Disappointed in hope… (part 2)

by Sunny on June 4, 2009

071623: Spaghetti for the Soul: A Feast of Faith, Hope, and Spaghetti for the Soul: A Feast of Faith, Hope, and

Ok.. here is part 2 of my encouragement from Kathy Troccoli and Ellie Lofaro at Spaghetti For The Soul.

Hope does not disappoint. This tiny piece of Scripture has always confused me a bit and rankled. Hello… hope ALWAYS disappoints. Am I bitter? Yup. How often has this optimist hoped and been disappointed. To the point where I am choosing pessimism even when optimism begs to be let out to play. It hurts to be disappointed. Especially when it is consistent and repeated. And over a long period of time. Yeah… it rankles.

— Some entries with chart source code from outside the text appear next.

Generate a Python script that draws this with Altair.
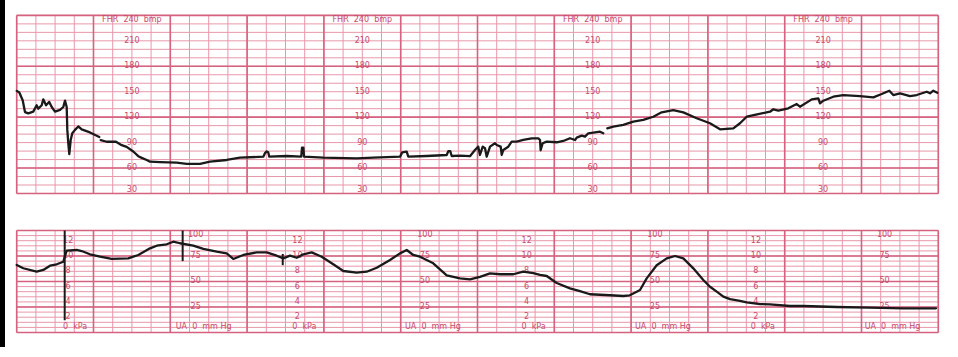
import altair as alt
import pandas as pd
import numpy as np

# ---------------- data (time in minutes, FHR in bpm, UA in mmHg) ----------------
fhr_t = [0.00, 0.034, 0.078, 0.108, 0.151, 0.216, 0.260, 0.281, 0.326, 0.346, 0.382, 0.424, 0.456, 0.499,
         0.564, 0.607, 0.629, 0.651, 0.659, 0.672, 0.685, 0.703, 0.724, 0.759, 0.802, 0.846, 0.954, 1.076,
         1.094, 1.172, 1.293, 1.367, 1.432, 1.518, 1.583, 1.628, 1.693, 1.736, 1.866, 2.083, 2.214, 2.387,
         2.517, 2.734, 2.908, 3.211, 3.235, 3.255, 3.275, 3.289, 3.516, 3.705, 3.715, 3.733, 3.741, 3.992,
         4.427, 4.643, 4.991, 5.020, 5.078, 5.099, 5.339, 5.599, 5.620, 5.645, 5.664, 5.772, 5.902, 5.967,
         6.010, 6.032, 6.068, 6.098, 6.120, 6.163, 6.228, 6.250, 6.302, 6.315, 6.336, 6.401, 6.445, 6.510,
         6.596, 6.706, 6.792, 6.814, 6.822, 6.849, 6.901, 7.031, 7.117, 7.204, 7.270, 7.292, 7.357, 7.400,
         7.443, 7.530, 7.595, 7.638,
         7.690, 7.768, 7.898, 8.029, 8.159, 8.289, 8.398, 8.549, 8.680, 8.854, 9.027, 9.158, 9.331, 9.418,
         9.505, 9.656, 9.809, 9.852, 9.917, 10.047, 10.156, 10.199, 10.352, 10.438, 10.460, 10.503, 10.633,
         10.763, 10.980, 11.154, 11.263, 11.362, 11.414, 11.501, 11.631, 11.719, 11.849, 11.892, 11.935, 11.987]
fhr_bpm = [151, 149, 140, 126, 124.5, 126.5, 134, 130, 134, 141, 134, 138, 132, 126.5,
           128.5, 132, 139.5, 132, 105, 89, 76.5, 93, 101, 105, 109, 105.5, 102, 96.5,
           93, 91, 91, 87, 85, 79.5, 74, 72, 69.5, 67.5, 67, 66.3, 64.8, 65,
           67.5, 69.5, 72.2, 73.4, 78, 79.5, 78.5, 73.4, 74.2, 73.4, 84, 84, 73.4, 72.2,
           71.5, 72.2, 73.4, 78.5, 79.3, 73.4, 74.2, 75.4, 80, 80, 74.2, 74.6, 74, 81.3,
           85.2, 75.4, 85.2, 83.3, 73.4, 85.2, 89.2, 87.2, 85.2, 75.4, 81.3, 85.2, 91.1, 91.1,
           93.1, 95.1, 95.1, 93.1, 81, 89.2, 91.1, 90.4, 91.9, 95.1, 93.1, 95.9, 98.3, 97.1,
           101, 102.1, 102.9, 101,
           106.9, 108.8, 110.8, 114.8, 116.7, 120.5, 125.7, 128.4, 125.7, 118.7, 112.8, 105.7, 106.8, 112.8,
           120.5, 123.7, 126.4, 129.3, 127.6, 130.4, 135.5, 132.3, 141, 142.2, 136.3, 139.4, 144.1,
           146.1, 144.9, 143.4, 147.3, 151.2, 146.1, 148.1, 144.9, 146.1, 150, 148.1, 151.2, 148.8]
fhr_seg = [1] * 28 + [2] * 74 + [3] * 40

ua_t = [0.00, 0.086, 0.260, 0.346, 0.434, 0.521, 0.607, 0.625, 0.651, 0.781, 0.846, 0.954, 1.085, 1.237,
        1.453, 1.583, 1.736, 1.823, 1.953, 2.039, 2.126, 2.299, 2.430, 2.604, 2.734, 2.820, 2.951, 3.125,
        3.255, 3.385, 3.471, 3.559, 3.646, 3.732, 3.841, 3.971, 4.122, 4.253, 4.427, 4.557, 4.688, 4.861,
        4.991, 5.078, 5.164, 5.251, 5.424, 5.599, 5.772, 5.902, 6.032, 6.163, 6.293, 6.466, 6.596, 6.727,
        6.814, 6.901, 7.031, 7.204, 7.334, 7.464, 7.724, 7.898, 7.982, 8.073, 8.116, 8.203, 8.333, 8.464,
        8.572, 8.680, 8.810, 8.940, 9.027, 9.115, 9.201, 9.288, 9.418, 9.505, 9.678, 9.809, 10.069, 10.242,
        10.677, 11.107, 11.544, 11.970]
ua_mmhg = [66.2, 63, 59.6, 61.3, 65.5, 66.9, 69.4, 74, 80.2, 80.9, 79.9, 76.7, 74.3, 72.1,
           72.7, 76, 82.5, 85.1, 86.5, 89, 87.5, 85.1, 81.9, 79.2, 77.6, 72.1, 76, 78.6,
           78.6, 75.3, 72.7, 75.3, 73.3, 76.7, 78.6, 74.3, 66.9, 60.3, 58.6, 59.6, 63.5, 71.1,
           77.6, 80.9, 76, 74.3, 67.8, 56, 53.1, 52, 54.5, 58, 57.1, 57.1, 59.6, 58.2,
           56.4, 55.4, 48.5, 43.3, 40.5, 37.5, 36.5, 35.8, 36.5, 40, 41.7, 53.1, 66, 72.7,
           75, 72.7, 62.9, 51.5, 44.9, 40, 35.1, 32.8, 31, 29.6, 27.9, 27.6, 26, 26,
           25, 24.3, 23.7, 23.7]

event_t = [0.625, 2.161, 3.464]
event_top = [100, 100, 77]
event_bottom = [12, 70, 66]

fhr_label_t = [1.5, 4.5, 7.5, 10.5]
fhr_tick_values = [210, 180, 150, 120, 90, 60]
kpa_label_t = [0.67, 3.655, 6.64, 9.625]
kpa_values = [12, 10, 8, 6, 4, 2]
ua_label_t = [2.33, 5.315, 8.31, 11.30]
ua_values = [75, 50, 25]

# ---------------- scales / styles ----------------
X_DOMAIN = [-0.2174, 12.2565]
FHR_DOMAIN = [-162.83, 258.16]
UA_DOMAIN = [-24.02, 325.98]
THIN = "#e897aa"
THICK = "#d5627f"
LABEL = "#c84a6b"
TRACE = "#1a1a1a"
FONT = "DejaVu Sans"
FS = 8

xs = alt.Scale(domain=X_DOMAIN, nice=False, zero=False)
ys_f = alt.Scale(domain=FHR_DOMAIN, nice=False, zero=False)
ys_u = alt.Scale(domain=UA_DOMAIN, nice=False, zero=False)

minor_t = list(np.round(np.arange(0, 12.001, 0.25), 3))
major_t = list(range(0, 13))


def hgrid(vals, yscale, color, width, x0=0, x1=12):
    df = pd.DataFrame({"v": vals, "a": x0, "b": x1})
    return alt.Chart(df).mark_rule(color=color, strokeWidth=width).encode(
        x=alt.X("a:Q", scale=xs, axis=None), x2="b:Q",
        y=alt.Y("v:Q", scale=yscale, axis=None))


def vgrid(ts, lo, hi, yscale, color, width):
    df = pd.DataFrame({"t": ts, "lo": lo, "hi": hi})
    return alt.Chart(df).mark_rule(color=color, strokeWidth=width).encode(
        x=alt.X("t:Q", scale=xs, axis=None),
        y=alt.Y("lo:Q", scale=yscale, axis=None), y2="hi:Q")


def labels(df, yscale, baseline, dx=0, dy=0):
    return alt.Chart(df).mark_text(font=FONT, fontSize=FS, color=LABEL, baseline=baseline,
                                   align="center", dx=dx, dy=dy).encode(
        x=alt.X("t:Q", scale=xs, axis=None),
        y=alt.Y("v:Q", scale=yscale, axis=None),
        text="s:N")


# ---------------- top panel (FHR) ----------------
fhr_df = pd.DataFrame({"t": fhr_t, "bpm": fhr_bpm, "seg": fhr_seg})
fhr_thin_h = [v for v in range(30, 241, 10)]
fhr_thick_h = [30, 60, 120, 180, 240]

mid_rows = [{"t": t, "v": v, "s": str(v)} for t in fhr_label_t for v in fhr_tick_values]
top_rows = [{"t": t, "v": 240, "s": "FHR\u00a0\u00a0240\u00a0\u00a0bmp"} for t in fhr_label_t]
bot_rows = [{"t": t, "v": 30, "s": "30"} for t in fhr_label_t]

black_strip = alt.Chart(pd.DataFrame({"a": [0]})).mark_rect(color="#000000").encode(
    x=alt.value(0), x2=alt.value(5), y=alt.value(0), y2=alt.value(347))

top = alt.layer(
    hgrid(fhr_thin_h, ys_f, THIN, 1),
    vgrid(minor_t, 30, 240, ys_f, THIN, 1),
    hgrid(fhr_thick_h, ys_f, THICK, 1.6),
    vgrid(major_t, 30, 240, ys_f, THICK, 1.6),
    labels(pd.DataFrame(mid_rows), ys_f, "middle"),
    labels(pd.DataFrame(top_rows), ys_f, "top", dy=0.5),
    labels(pd.DataFrame(bot_rows), ys_f, "alphabetic", dy=-1),
    alt.Chart(fhr_df).mark_line(color=TRACE, strokeWidth=2.3, strokeJoin="round", strokeCap="round").encode(
        x=alt.X("t:Q", scale=xs, axis=None),
        y=alt.Y("bpm:Q", scale=ys_f, axis=None),
        detail="seg:N"),
    black_strip,
)

# ---------------- bottom panel (UA) ----------------
ua_df = pd.DataFrame({"t": ua_t, "mmhg": ua_mmhg})
ev_df = pd.DataFrame({"t": event_t, "lo": event_bottom, "hi": event_top})
ua_thin_h = list(range(0, 101, 5))
ua_thick_h = [0, 25, 50, 75, 100]

kpa_rows = [{"t": t, "v": k * 7.5, "s": str(k)} for t in kpa_label_t for k in kpa_values]
kpa0_rows = [{"t": t, "v": 0, "s": "0\u00a0\u00a0kPa"} for t in kpa_label_t]
ua_rows = [{"t": t, "v": v, "s": str(v)} for t in ua_label_t for v in ua_values]
ua100_rows = [{"t": t, "v": 100, "s": "100"} for t in ua_label_t]
ua0_rows = [{"t": t, "v": 0, "s": "UA\u00a0\u00a00\u00a0\u00a0mm\u00a0Hg"} for t in ua_label_t]

bottom = alt.layer(
    hgrid(ua_thin_h, ys_u, THIN, 1),
    vgrid(minor_t, 0, 100, ys_u, THIN, 1),
    hgrid(ua_thick_h, ys_u, THICK, 1.6),
    vgrid(major_t, 0, 100, ys_u, THICK, 1.6),
    labels(pd.DataFrame(kpa_rows), ys_u, "middle"),
    labels(pd.DataFrame(kpa0_rows), ys_u, "alphabetic", dx=7, dy=-3),
    labels(pd.DataFrame(ua_rows), ys_u, "middle"),
    labels(pd.DataFrame(ua100_rows), ys_u, "top", dy=1),
    labels(pd.DataFrame(ua0_rows), ys_u, "alphabetic", dx=8, dy=-3),
    alt.Chart(ua_df).mark_line(color=TRACE, strokeWidth=2.3, strokeJoin="round", strokeCap="round").encode(
        x=alt.X("t:Q", scale=xs, axis=None),
        y=alt.Y("mmhg:Q", scale=ys_u, axis=None)),
    alt.Chart(ev_df).mark_rule(color=TRACE, strokeWidth=2).encode(
        x=alt.X("t:Q", scale=xs, axis=None),
        y=alt.Y("lo:Q", scale=ys_u, axis=None), y2="hi:Q"),
)

chart = alt.layer(top, bottom).resolve_scale(y="independent").properties(
    width=958, height=357,
    autosize=alt.AutoSizeParams(type="none"),
    padding=0,
    background="white",
).configure_view(strokeWidth=0)

chart.save("out.html", embed_options={"renderer": "svg", "actions": False})
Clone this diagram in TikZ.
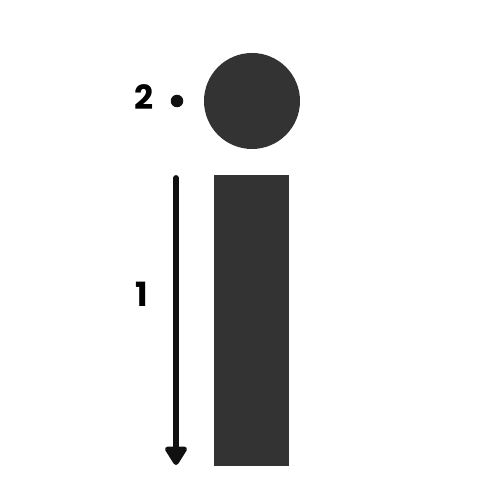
\documentclass[tikz,border=0pt]{standalone}
\usepackage{fontspec}
\setmainfont{Poppins}
\usepackage{tikz}
\usetikzlibrary{arrows.meta, positioning}
\definecolor{letterGray}{HTML}{333333}
\definecolor{arrowBlack}{HTML}{111111}

\begin{document}
\begin{tikzpicture}
        \useasboundingbox (0,0) rectangle (10,10);
        \fill[letterGray] (5.04,7.98) circle (0.96);
        \fill[letterGray] (4.28,0.68) rectangle (5.78,6.5);
        \fill[arrowBlack] (3.54,7.98) circle (0.125);
        \coordinate (stemTop) at (3.52,6.44);
        \coordinate (stemEnd) at (3.52,0.7);
        \draw[arrowBlack, line width=3.3pt, line cap=round, -{Triangle[round, width=14pt, length=12pt]}] (stemTop) -- (stemEnd);
        \node[font=\fontsize{19}{22}\selectfont\bfseries] (dotLabel) at (2.88,8.06) {2};
        \node[font=\fontsize{19}{22}\selectfont\bfseries] (stemLabel) at (2.84,4.12) {1};
      \end{tikzpicture}
\end{document}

Kathy shed some light on this verse for me. She pointed out something that I knew.. this is the confusion part. Hope is a person… God. God is hope! Well… whoopdy doo… then God disappoints. Really. How often have I asked for something and been told “no.” Or where was He when… or why did He allow… You know what I mean. Yeah God disappointed me. Just like my kids were disappointed when I told them no candy as they were getting ready for bed. They were disappointed. They had hope. Was I wrong in saying no? Nope. Neither am I saying God is wrong. So… now what.

Here is what she said … and it clicked for me. Hope in God. It’s not just hope.. and it’s not just God.. it’s hope IN GOD.

Let me explain.

Where is my hope right now? What do I feel would make things good in my world? I hope Matt will come home from work in a good mood. I hope my kids will be obedient and respectful. I hope I won’t get sick… again. (These are just examples and it can fit anything you want to fill in there) These hopes get disappointed. Ok… so I pray these things… God says no and I am disappointed. In both of these examples, I am hoping in the wrong things. I am hoping in people and circumstances no matter how you spin it.

Hope in God. When I put my hope in God, it is no longer about Matt’s mood, or my kids attitudes, or even my health. It’s about Who He Is and my relationship, connection with Him. If what I want doesn’t happen.. that isn’t where my hope is. So if I can sit back and say to myself… what is it that I want right now that is making me down, discouraged, depressed, angry, frustrated… hopeless? If I can let that go into His hands… let Him bear the weight of it and just do the next thing He asks… let Him fill me with words of truth, life, and love and let other’s words slide off… if I can do that then I am hoping in Him and nothing can waver me.

It’s not about what comes at me in life.. it’s about the Life that lives in me.

Good stuff, huh? Now I just gotta put it into practice.

{ 5 comments… read them below or add one }

BeckyJoie 06.04.09 at 5:45 am

So in essence, it is not hope that disappoints but our lack of continuing to hope or our misconstrued idea of hope. Perhaps. Deep reflections. I need to marinate in this. :>)

Elizabeth Burton 06.04.09 at 6:53 pm

Shirley, you have no idea how much I needed to hear this today…my life has turned into one giant disappointment lately. This helped. Thanks.

Mary 06.04.09 at 9:12 pm

Awesome, Shirley. I love this post… especially because I can relate so well!

Janel 06.09.09 at 10:24 pm

Wow, Shirley this is great!! And today of all days I needed this reminder. Thank you so much for shariing your heart…I am always blessed by it : )

wendi 06.22.09 at 4:50 am

Great post. Now if like you said take the next step God asks me to take, and listen for His voice.